There's not a whole lot of dialogue here either; Figgis wisely
lets music and images carry the film. It works because what we
see is so powerful and appalling: Ben filling a grocery cart with
bottles of liquor, drinking a beer underwater, swilling vodka
in a car. And then there's his physical decay. "If you could
see what I see," a bartender says, pouring him a shot in
the morning, "you wouldn't be doing what you're doing."

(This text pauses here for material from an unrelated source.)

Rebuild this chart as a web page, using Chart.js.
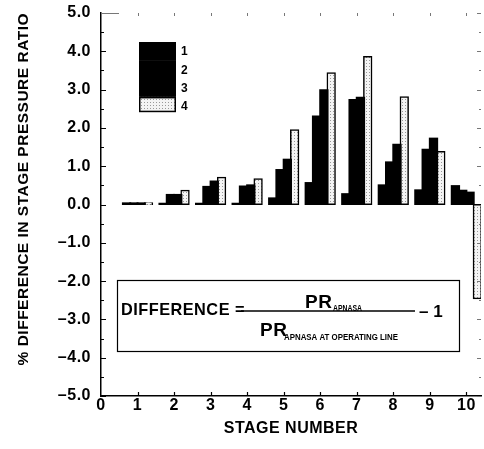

Figgis dispenses with the moral platitudes, but we see what the
bartender sees, and it's far more vivid and moving than a simple
warning that drink is evil.
Both Elisabeth Shue and Nicolas Cage are convincing, though Shue's
role of the good-hearted prostitute is less original. Ben is a
far more complex character. I've always thought Nicolas Cage,
the actor, has an inherently schmoozy edge; no matter what role
he's in, deep down it seems like he's a user and operator. This
calculated breeziness is a perfect background for the selfish,
self-hating Ben. Cage also manages, with seeming effortlessness,
to hold his character to a basic contradiction--he's both honestly
regretful for drinking and completely unwilling to stop. When
he's fired from his job, he emits a plaintive "sorry"
that's all the more piercing because it's both heartfelt and resigned.
The guy is sorry to be a drunk, but a drunk is what he is.